Corporate citizenship is thriving

Jul 24, 2009

Last week I attended a conference on Corporate Community Involvement in Chicago. I was interested to hear how the economic environment is affecting corporate citizenship in other businesses.

Despite the recession, Amway has continued to grow. We have also been fortunate to have solid backing of corporate citizenship values from our leadership. However, our company continues to push innovation, cost reduction and growth. So even though we are not facing the drastic pressures other companies are, we continually ask what we can do better, and how we can add business value.

What I saw with other companies is that corporate citizenship is not at risk of going away; it’s just beginning to grow in earnest. However, the outcomes of corporate citizenship activities are coming into sharper focus. And there is more focus on tying citizenship efforts to business value.

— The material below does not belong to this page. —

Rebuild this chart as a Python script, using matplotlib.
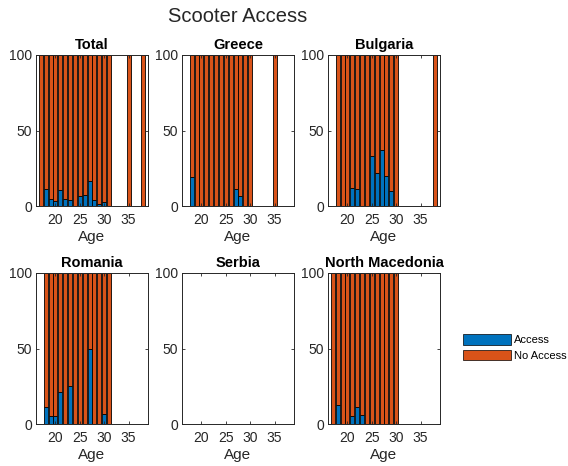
import matplotlib
matplotlib.use("Agg")
import matplotlib.pyplot as plt
from matplotlib.patches import Patch

plt.rcParams['font.family'] = ['Liberation Sans', 'DejaVu Sans']

ages = [17, 18, 19, 20, 21, 22, 23, 24, 25, 26, 27, 28, 29, 30, 31, 32, 33, 34, 35, 36, 37, 38]

# Access percentages per age
total_access = [0, 11.5, 4.7, 3.1, 10.6, 4.5, 4.1, 0, 6.4, 7.2, 16.7, 4.0, 1.5, 2.8, 0, 0, 0, 0, 0, 0, 0, 0]
total_noaccess = [100, 88.5, 95.3, 96.9, 89.4, 95.5, 95.9, 100, 93.6, 92.8, 83.3, 96.0, 98.5, 97.2, 100, 0, 0, 0, 100, 0, 0, 100]

greece_access = [0, 19.5, 0, 0, 0, 0, 0, 0, 0, 0, 11.5, 6.3, 0, 0, 0, 0, 0, 0, 0, 0, 0, 0]
greece_noaccess = [0, 80.5, 100, 100, 100, 100, 100, 100, 100, 100, 88.5, 93.7, 100, 100, 0, 0, 0, 0, 100, 0, 0, 0]

bulgaria_access = [0, 0, 0, 0, 12, 11, 0, 0, 33, 22, 37, 20, 10, 0, 0, 0, 0, 0, 0, 0, 0, 0]
bulgaria_noaccess = [0, 100, 100, 100, 88, 89, 100, 100, 67, 78, 63, 80, 90, 100, 0, 0, 0, 0, 0, 0, 0, 100]

romania_access = [0, 11, 5.5, 5, 21, 0, 25, 0, 0, 0, 50, 0, 0, 6.4, 0, 0, 0, 0, 0, 0, 0, 0]
romania_noaccess = [0, 89, 94.5, 95, 79, 100, 75, 100, 100, 100, 50, 100, 100, 93.6, 100, 0, 0, 0, 0, 0, 0, 0]

serbia_access = [0] * 22
serbia_noaccess = [0] * 22

macedonia_access = [0, 12.5, 0, 0, 5.3, 11, 5.8, 0, 0, 0, 0, 0, 0, 0, 0, 0, 0, 0, 0, 0, 0, 0]
macedonia_noaccess = [100, 87.5, 100, 100, 94.7, 89, 94.2, 100, 100, 100, 100, 100, 100, 100, 0, 0, 0, 0, 0, 0, 0, 0]

titles = ['Total', 'Greece', 'Bulgaria', 'Romania', 'Serbia', 'North Macedonia']
access = [total_access, greece_access, bulgaria_access, romania_access, serbia_access, macedonia_access]
noaccess = [total_noaccess, greece_noaccess, bulgaria_noaccess, romania_noaccess, serbia_noaccess, macedonia_noaccess]
xticks = [20, 25, 30, 35]
yticks = [0, 50, 100]

blue = '#0072BD'
orange = '#D95319'
axcol = '#262626'

W, H = 568, 466
fig = plt.figure(figsize=(W / 100, H / 100), dpi=100)

lefts = [36, 182, 328]
tops = [55, 273]
aw, ah = 112, 151

for i, (t, a, n) in enumerate(zip(titles, access, noaccess)):
    r, c = divmod(i, 3)
    ax = fig.add_axes([lefts[c] / W, 1 - (tops[r] + ah) / H, aw / W, ah / H])
    ax.bar(ages, a, width=0.82, color=blue, edgecolor='black', linewidth=0.6)
    ax.bar(ages, n, width=0.82, bottom=a, color=orange, edgecolor='black', linewidth=0.6)
    ax.set_xlim(16, 39)
    ax.set_ylim(0, 100)
    ax.set_xticks(xticks)
    ax.set_yticks(yticks)
    ax.tick_params(direction='in', length=2.5, width=0.6, colors=axcol, labelsize=10,
                   top=True, right=True)
    ax.tick_params(axis='x', pad=5)
    ax.tick_params(axis='y', pad=3)
    for s in ax.spines.values():
        s.set_linewidth(0.7)
        s.set_color(axcol)
    ax.set_title(t, fontsize=10.5, fontweight='bold', color='black', pad=4)
    ax.set_xlabel('Age', fontsize=11, color=axcol, labelpad=2)

fig.text(238 / W, 1 - 17 / H, 'Scooter Access', fontsize=14.5, ha='center', va='center', color=axcol)

handles = [Patch(facecolor=blue, edgecolor='black', linewidth=0.5, label='Access'),
           Patch(facecolor=orange, edgecolor='black', linewidth=0.5, label='No Access')]
fig.legend(handles=handles, loc='upper left', bbox_to_anchor=(463 / W, 1 - 334 / H),
           frameon=False, fontsize=8, handlelength=4.3, handleheight=1.1,
           handletextpad=0.3, labelspacing=0.4, borderpad=0, borderaxespad=0)

fig.savefig('out.png', dpi=100)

Companies used to measure success by the number of activities they are doing or the number of people served in our communities. Now we are asking what change our activities are making – what are the true outcomes.

We see that trend at Amway. We measure our One by One activity numbers – $70 million given, 1 million volunteer hours, 6 million children impacted. But at the local level, each program is measured by specific outcomes.

In Japan, we measure the level of awareness and reduction of child abuse and neglect. In Turkey, it’s the education level of children in an impoverished area of the country, served by a newly built school. In the Philippines, it’s literacy rates of the children who take part in a storytelling program with local distributors. In Australia, it’s how many special needs children have customized bicycles of their own. In West Michigan, it’s test scores of inner-city students who receive scientific calculators they cannot afford on their own.

The same holds for other aspects of corporate citizenship within our company, some that are just taking shape. We are looking at ways we can use our product knowledge to help children who are undernourished and to help families that do not have access to clean water. We are taking a comprehensive look at our operations and how we can make them even more sustainable – from energy reduction, to recycling, to the life cycle of our products.

Despite the severe economic climate, I’m not seeing companies looking for cuts or shortcuts in their citizenship activities. Instead, they seem to be incorporating sustainable, values-based solutions into the way they view innovation and they way they affect social issues around them. These efforts add measurable value to our communities, and to our companies.

It’s an exciting time to be part of this wave that will shape the way we do business in the future.